With Alatas no longer at the helm of Indonesia's foreign policy, it is not too much to expect that he would now become its' most astute observer. But again he humbly showed reluctance at the prospect of preaching to the new government.
His fundamental hope was for Indonesia to remain faithful to the founding principles which have guided national foreign policy thus far.
"I do not arrogate myself to tell the next government what the foreign policy should be. However all I can say is that our foreign policy has always being governed by certain basic principles," he said.
"Our foreign policy is always a principled foreign policy, and not an expeditious one, not a quality of expedience tending with the wind or just for the sake of short-term gain, sacrificing basic principles.

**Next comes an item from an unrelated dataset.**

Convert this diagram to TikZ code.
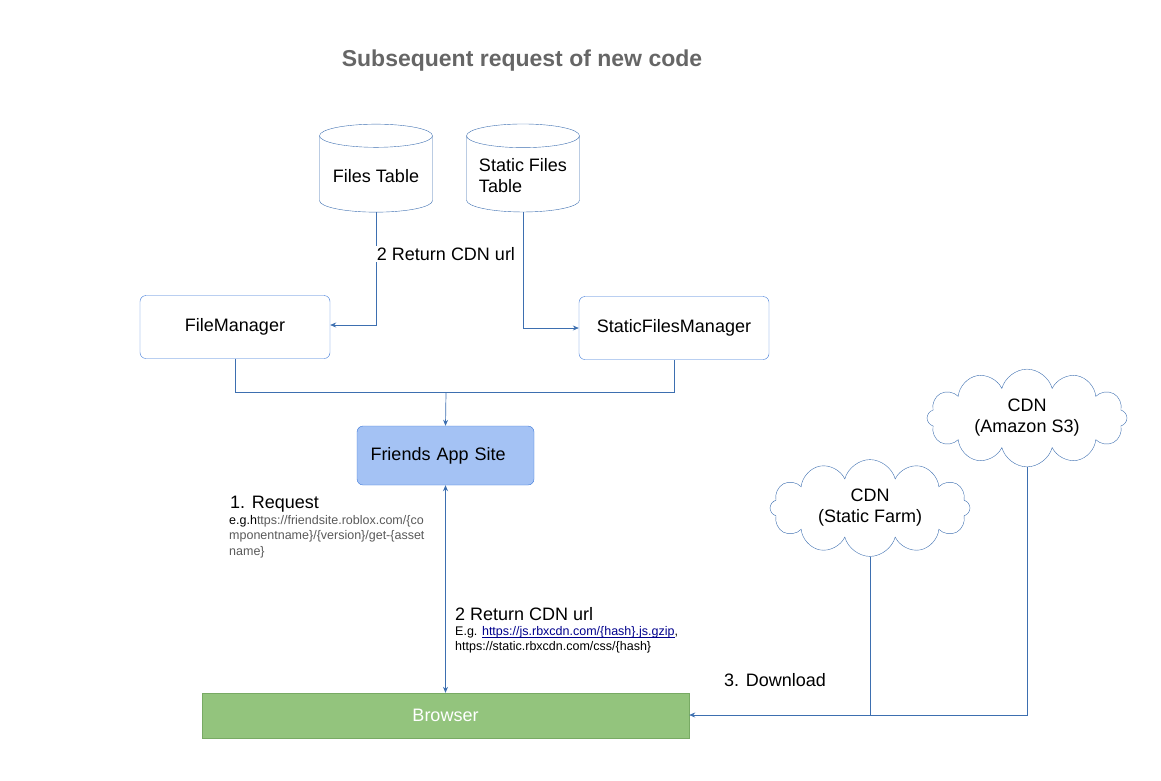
\documentclass[tikz,border=0pt]{standalone}
\usepackage{fontspec}
\setmainfont{Liberation Sans}
\usetikzlibrary{shapes.geometric,shapes.symbols,arrows.meta}
\definecolor{ln}{HTML}{3D6FB0}
\definecolor{bd}{HTML}{3C78D8}
\newcommand\myul[1]{\setbox0\hbox{#1}\rlap{\raisebox{-2pt}{\rule{\wd0}{0.6pt}}}\box0}
\tikzset{
  box/.style={draw=bd,rounded corners=6pt,minimum width=190pt,minimum height=63pt,font=\fontsize{18}{21}\selectfont,fill=white},
  db/.style={cylinder,shape border rotate=90,draw=ln,aspect=0.25,minimum width=113pt,minimum height=88pt,font=\fontsize{18}{21}\selectfont,align=left},
  cl/.style={cloud,cloud puffs=12,draw=ln,minimum width=200pt,minimum height=85pt,font=\fontsize{18}{21}\selectfont,align=center,aspect=2.3},
  con/.style={ln,line width=0.7pt},
  arr/.style={con,-{Stealth[length=6pt,width=5pt]}},
  small/.style={anchor=north west,align=left,inner sep=0pt,font=\fontsize{12.5}{15.5}\selectfont}
}
\begin{document}
\begin{tikzpicture}[x=1pt,y=-1pt]
\useasboundingbox (0,0) rectangle (1161,780);
\node[font=\bfseries\fontsize{23}{27}\selectfont,text=black!60] (title) at (522,61) {Subsequent request of new code};
\node[db] (ft) at (376,176) {Files Table};
\node[db] (sft) at (523,176) {Static Files\\Table};
\node[box] (fm) at (235,327) {FileManager};
\node[box] (sfm) at (674,328) {StaticFilesManager};
\node[box,fill={rgb,255:red,164;green,194;blue,244},minimum width=177pt,minimum height=59pt,text width=150pt] (fa) at (445.5,455.5) {Friends App Site};
\node[draw={rgb,255:red,120;green,170;blue,100},fill={rgb,255:red,147;green,196;blue,125},minimum width=487pt,minimum height=45pt,text=white,font=\fontsize{18}{21}\selectfont] (br) at (445.5,715.5) {Browser};
\node[cl] (c1) at (870,508) {CDN\\(Static Farm)};
\node[cl] (c2) at (1027,418) {CDN\\(Amazon S3)};
\coordinate (j1) at (376,325);
\coordinate (j2) at (523,328);
\draw[arr] (ft.bottom) -- (j1) -- (fm.east|-j1);
\draw[arr] (sft.bottom) -- (j2) -- (sfm.west|-j2);
\node[font=\fontsize{18}{21}\selectfont,fill=white,inner sep=1pt] (l2) at (446,254) {2 Return CDN url};
\coordinate (m) at (446,392);
\draw[con] (fm.south) -- (fm.south|-m) -- (sfm.south|-m) -- (sfm.south);
\draw[arr] (m) -- (fa.north);
\draw[con,{Stealth[length=6pt,width=5pt]}-{Stealth[length=6pt,width=5pt]}] (fa.south) -- (br.north);
\coordinate (k) at (1027,715);
\draw[arr] (c1.south) -- (c1.south|-k) -- (br.east|-k);
\draw[con] (c2.south) -- (k) -- (c1.south|-k);
\node[anchor=west,inner sep=0pt,font=\fontsize{18}{21}\selectfont] (req) at (230,504) {1. Request};
\node[small,text=black!65] (reqs) at (229,515) {{\color{black}e.g.h}ttps://friendsite.roblox.com/\{co\\mponentname\}/\{version\}/get-\{asset\\name\}};
\node[anchor=west,inner sep=0pt,font=\fontsize{18}{21}\selectfont] (ret) at (455,614) {2 Return CDN url};
\node[small] (rets) at (455,626) {E.g. {\color{blue!55!black}\myul{https://js.rbxcdn.com/\{hash\}.js.gzip}},\\https://static.rbxcdn.com/css/\{hash\}};
\node[font=\fontsize{18}{21}\selectfont] (dl) at (775,680) {3. Download};
\end{tikzpicture}
\end{document}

And I hope that our foreign policy will continue to be a principled one.
"For example, our policy on Israel, is a policy which is based on principle. It is nothing against the Israeli people, we have nothing against the Jewish state, we are willing to have certain limited contact with them, but as far as diplomatic relations with it is concerned, it is based on the principle that they first have to undo what they are doing to the Palestinians and to the Arabs, and that is part of our anticolonialist policy, as stipulated in the 1945 Constitution.
"So to any new government, all I can hope is that we will remain to be a country known to be a principled foreign policy rather than for foreign policy based on expedience and short term gain. But for the rest, I cannot arrogate to tell them what to do."
He leaves his post amid soured relations between Indonesia and Australia.
"We have come full circle, and we are back at square one," he said.
He recounted that when he came into office in 1988, one of his first tasks was to improve the strained relations between the two countries.
"We came very far, but now we are back to the same point, at the very low relationship."
He remained optimistic that once the dust settled, both countries would realize that they have long-term interests and that preserving the relationship was mutually beneficial.
"However, I don't know how long it will take. Unfortunately, some of the things that I thought we had achieved turned out to be artificial, like I thought Australia, and the Australian government, were sincere in positioning themselves closer to Asia rather than seeing themselves as a European outpost in an Asian environment."
Touching on future relations with East Timor now that the former Indonesian province is on its way to statehood, Alatas expressed hope that it they would be harmonious.
"But let me say without any pretension or arrogance that it will in the first place depend on East Timor realizing, rather than Indonesia, that it should maintain a good relationship because otherwise if by their statement, if by their policy, they think they can ignore Indonesia, then it will be very difficult relationship because of proximity," he warned.
When asked about the prospect of the 10-member Association of Southeast Asian Nations (ASEAN) embracing an independent East Timor as a member, Alatas retorted that it should be the other way round.
"It is not for ASEAN to embrace East Timor but for East Timor to think what it should do about ASEAN, what its positioning should be to ASEAN."
Retracing the diplomatic career of a man like Alatas, one sometimes cannot help but feel sorry that such distinction is tainted by a single issue which was not of his own doing.
Through the endless unavailing negotiations and countless international recriminations, Alatas kept his composure. He attributed his cool exterior to years of diplomatic training.
While he professed not to bear grudges against his diplomatic opponents and critics, a tingling question remains.
What would his greeting be if Ramos Horta visited as East Timor's foreign minister?
With a quick smile and his famed diplomatic skills in full force, Alatas replied: "Practically speaking, it would not come to that because I won't be foreign minister."